All I’ve been doing are the necessary things of life.  Cleaning, cooking (lasagne, enchiladas, and meatballs this week), getting the kids to the park on weekends–the “Rock park” above is Arapahoe Ridge Park in Boulder–taking Cash out on our two-mile daily walk while the kids are at school, doing homework with Zia, reading to the kids before bed, giving baths, and of course brushing teeth.

I’ve been feeling the winds of change sweeping through me, the yearning to live life better.  I think these blahs might be the precursor, the calm before the storm.  Have you ever felt that?  It’s like a baby having a frustrated season just before a new milestone–rolling over, crawling, walking, talking.  The frustration gives way to a whole new world.  I’m hoping that happens to me, soon.

I feel stagnant and repetitive like I’m somehow missing the mark.  It’s as if I’m walking around and around in a very small circle, wearing a rut into the ground.  There’ so much more to life, and I want to live it so much better.

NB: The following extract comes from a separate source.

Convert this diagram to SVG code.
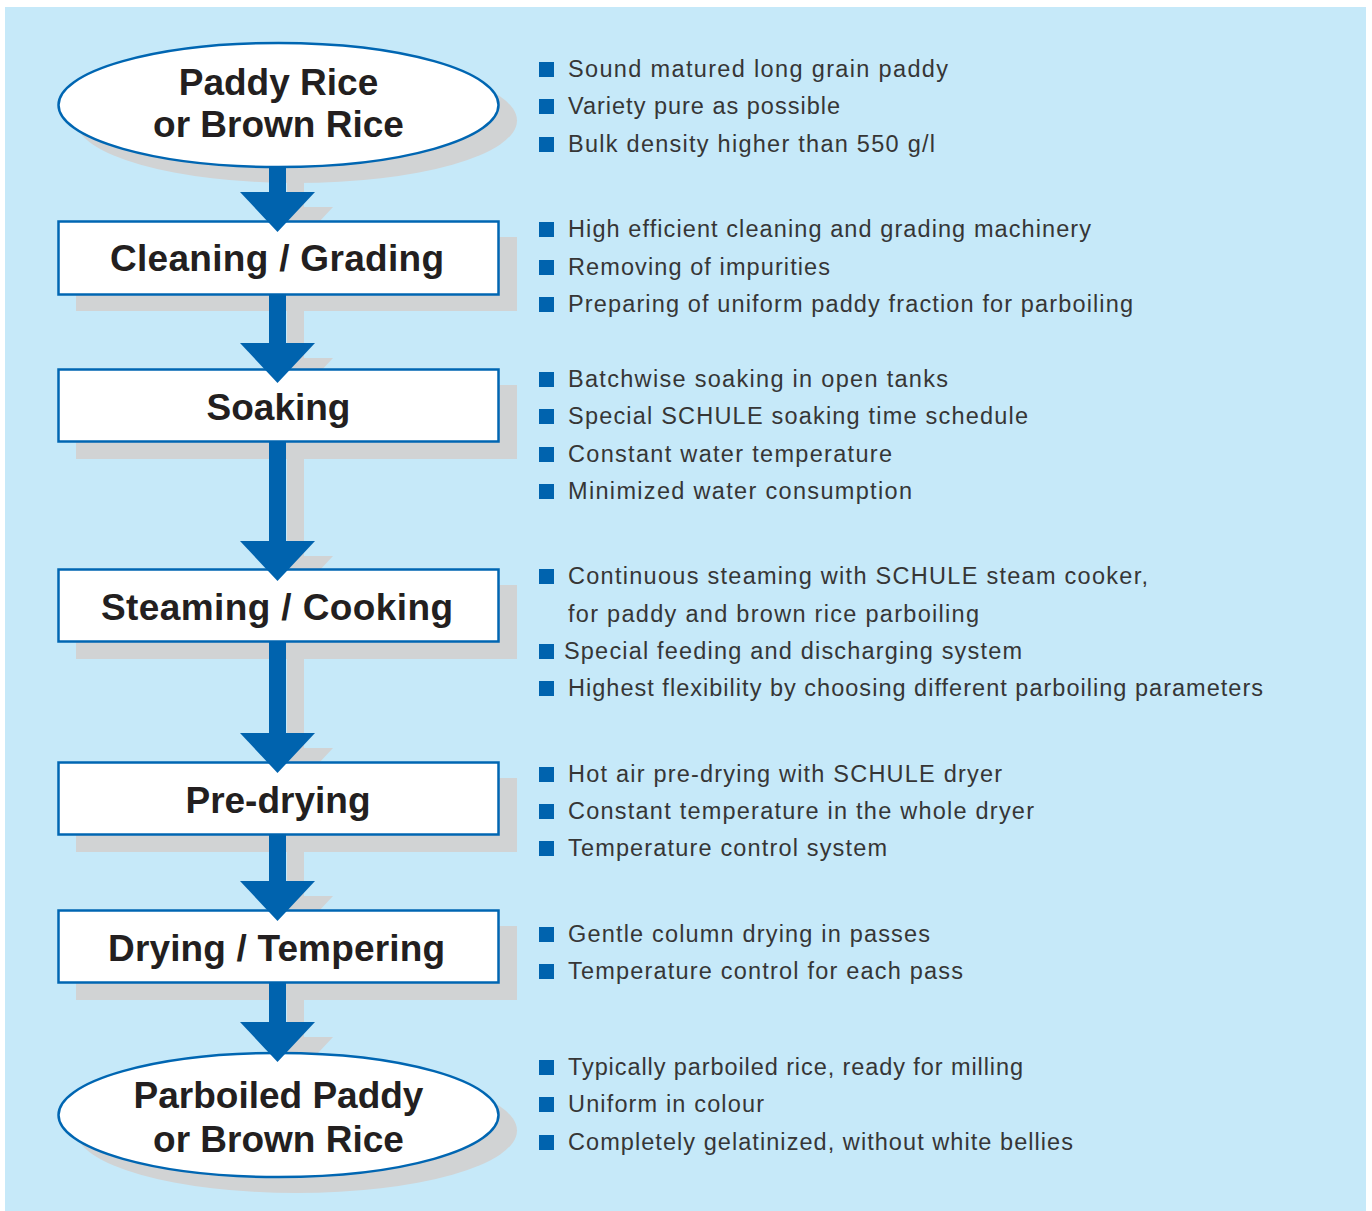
<svg xmlns="http://www.w3.org/2000/svg" width="1372" height="1211" viewBox="0 0 1372 1211">
<style>
.bg{fill:#c6e9f9}
.sh{fill:#d1d3d4}
.nd{fill:#ffffff;stroke:#0066b2;stroke-width:2.5}
.lbl{font-family:"Liberation Sans",Arial,sans-serif;font-weight:bold;font-size:37px;fill:#231f20;text-anchor:middle}
.ar{fill:#0063ae}
.bl{fill:#0063ae}
.tx{font-family:"Liberation Sans",Arial,sans-serif;font-size:23.5px;fill:#363636}
</style>
<rect class="bg" x="5" y="7" width="1361" height="1204"/>

<g id="shadows" class="sh">
<ellipse cx="296.5" cy="120.5" rx="220.5" ry="62.5"/>
<rect x="76" y="237" width="441" height="74"/>
<rect x="76" y="385" width="441" height="74"/>
<rect x="76" y="585" width="441" height="74"/>
<rect x="76" y="778" width="441" height="74"/>
<rect x="76" y="926" width="441" height="74"/>
<ellipse cx="296.5" cy="1130.5" rx="220.5" ry="62.5"/>
<rect x="287" y="182" width="17" height="30"/>
<polygon points="258,207 333,207 295.5,247"/>
<rect x="287" y="310" width="17" height="50"/>
<polygon points="258,358 333,358 295.5,398"/>
<rect x="287" y="457" width="17" height="100"/>
<polygon points="258,556 333,556 295.5,596"/>
<rect x="287" y="657" width="17" height="92"/>
<polygon points="258,748 333,748 295.5,788"/>
<rect x="287" y="850" width="17" height="47"/>
<polygon points="258,896 333,896 295.5,936"/>
<rect x="287" y="998" width="17" height="40"/>
<polygon points="258,1037 333,1037 295.5,1077"/>
</g>

<g id="node-paddy">
<ellipse class="nd" cx="278.5" cy="105" rx="220" ry="62"/>
<text class="lbl" x="278.5" y="95">Paddy Rice</text>
<text class="lbl" x="278.5" y="137">or Brown Rice</text>
</g>
<g id="node-cleaning">
<rect class="nd" x="58.5" y="221.5" width="440" height="73"/>
<text class="lbl" x="277" y="271" textLength="334" lengthAdjust="spacing">Cleaning / Grading</text>
</g>
<g id="node-soaking">
<rect class="nd" x="58.5" y="369.5" width="440" height="72"/>
<text class="lbl" x="278.5" y="420">Soaking</text>
</g>
<g id="node-steaming">
<rect class="nd" x="58.5" y="569.5" width="440" height="72"/>
<text class="lbl" x="277" y="620" textLength="352" lengthAdjust="spacing">Steaming / Cooking</text>
</g>
<g id="node-predrying">
<rect class="nd" x="58.5" y="762.5" width="440" height="72"/>
<text class="lbl" x="278" y="813">Pre-drying</text>
</g>
<g id="node-drying">
<rect class="nd" x="58.5" y="910.5" width="440" height="72"/>
<text class="lbl" x="276.5" y="961" textLength="337" lengthAdjust="spacing">Drying / Tempering</text>
</g>
<g id="node-parboiled">
<ellipse class="nd" cx="278.5" cy="1115" rx="220" ry="62"/>
<text class="lbl" x="278.5" y="1108">Parboiled Paddy</text>
<text class="lbl" x="278.5" y="1152">or Brown Rice</text>
</g>

<g id="connectors" class="ar">
<rect x="269" y="166" width="17" height="28"/>
<polygon points="240,192 315,192 277.5,232"/>
<rect x="269" y="294" width="17" height="51"/>
<polygon points="240,343 315,343 277.5,383"/>
<rect x="269" y="441" width="17" height="102"/>
<polygon points="240,541 315,541 277.5,581"/>
<rect x="269" y="641" width="17" height="94"/>
<polygon points="240,733 315,733 277.5,773"/>
<rect x="269" y="834" width="17" height="49"/>
<polygon points="240,881 315,881 277.5,921"/>
<rect x="269" y="982" width="17" height="42"/>
<polygon points="240,1022 315,1022 277.5,1062"/>
</g>

<g id="bullets" class="bl">
<rect x="539" y="62" width="15" height="15"/>
<rect x="539" y="99" width="15" height="15"/>
<rect x="539" y="137" width="15" height="15"/>
<rect x="539" y="222" width="15" height="15"/>
<rect x="539" y="260" width="15" height="15"/>
<rect x="539" y="297" width="15" height="15"/>
<rect x="539" y="372" width="15" height="15"/>
<rect x="539" y="409" width="15" height="15"/>
<rect x="539" y="447" width="15" height="15"/>
<rect x="539" y="484" width="15" height="15"/>
<rect x="539" y="569" width="15" height="15"/>
<rect x="539" y="644" width="15" height="15"/>
<rect x="539" y="681" width="15" height="15"/>
<rect x="539" y="767" width="15" height="15"/>
<rect x="539" y="804" width="15" height="15"/>
<rect x="539" y="841" width="15" height="15"/>
<rect x="539" y="927" width="15" height="15"/>
<rect x="539" y="964" width="15" height="15"/>
<rect x="539" y="1060" width="15" height="15"/>
<rect x="539" y="1097" width="15" height="15"/>
<rect x="539" y="1135" width="15" height="15"/>
</g>

<g id="notes" class="tx">
<text x="568" y="77" textLength="380" lengthAdjust="spacing">Sound matured long grain paddy</text>
<text x="568" y="114" textLength="272" lengthAdjust="spacing">Variety pure as possible</text>
<text x="568" y="152" textLength="367" lengthAdjust="spacing">Bulk density higher than 550 g/l</text>
<text x="568" y="237" textLength="523" lengthAdjust="spacing">High efficient cleaning and grading machinery</text>
<text x="568" y="275" textLength="262" lengthAdjust="spacing">Removing of impurities</text>
<text x="568" y="312" textLength="565" lengthAdjust="spacing">Preparing of uniform paddy fraction for parboiling</text>
<text x="568" y="387" textLength="380" lengthAdjust="spacing">Batchwise soaking in open tanks</text>
<text x="568" y="424" textLength="460" lengthAdjust="spacing">Special SCHULE soaking time schedule</text>
<text x="568" y="462" textLength="324" lengthAdjust="spacing">Constant water temperature</text>
<text x="568" y="499" textLength="344" lengthAdjust="spacing">Minimized water consumption</text>
<text x="568" y="584" textLength="580" lengthAdjust="spacing">Continuous steaming with SCHULE steam cooker,</text>
<text x="568" y="622" textLength="411" lengthAdjust="spacing">for paddy and brown rice parboiling</text>
<text x="564" y="659" textLength="458" lengthAdjust="spacing">Special feeding and discharging system</text>
<text x="568" y="696" textLength="695" lengthAdjust="spacing">Highest flexibility by choosing different parboiling parameters</text>
<text x="568" y="782" textLength="434" lengthAdjust="spacing">Hot air pre-drying with SCHULE dryer</text>
<text x="568" y="819" textLength="466" lengthAdjust="spacing">Constant temperature in the whole dryer</text>
<text x="568" y="856" textLength="319" lengthAdjust="spacing">Temperature control system</text>
<text x="568" y="942" textLength="362" lengthAdjust="spacing">Gentle column drying in passes</text>
<text x="568" y="979" textLength="395" lengthAdjust="spacing">Temperature control for each pass</text>
<text x="568" y="1075" textLength="455" lengthAdjust="spacing">Typically parboiled rice, ready for milling</text>
<text x="568" y="1112" textLength="196" lengthAdjust="spacing">Uniform in colour</text>
<text x="568" y="1150" textLength="505" lengthAdjust="spacing">Completely gelatinized, without white bellies</text>
</g>
</svg>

I don’t want to just read my Bible faithfully (I’m not even doing that!), but I want to love God wildly, and live like it.  I don’t want to just paint uninspiring pictures or knit little dishcloths, I want creativity to course through me and pour out of me.  I don’t want to just go on blogging about our park days and homemade dinners and our little sphere of life here, I want to blog things that people are hungry for, that help them, that meet a need.  I don’t want to live at or above our income level–I want to find a way to simplify our life so that we can pay off our debts and have a surplus for others.

So that’s my rant for the day, but hey, it got me off my duff and blogging.  (Actually I’m blogging on my duff, but whatever works, at this point.)

So I’m hoping for a breath of fresh air and some new direction to come my way.  And I was wondering, do you ever have blahs like these?  And have they helped bump you out of a rut?  Please say yes!!!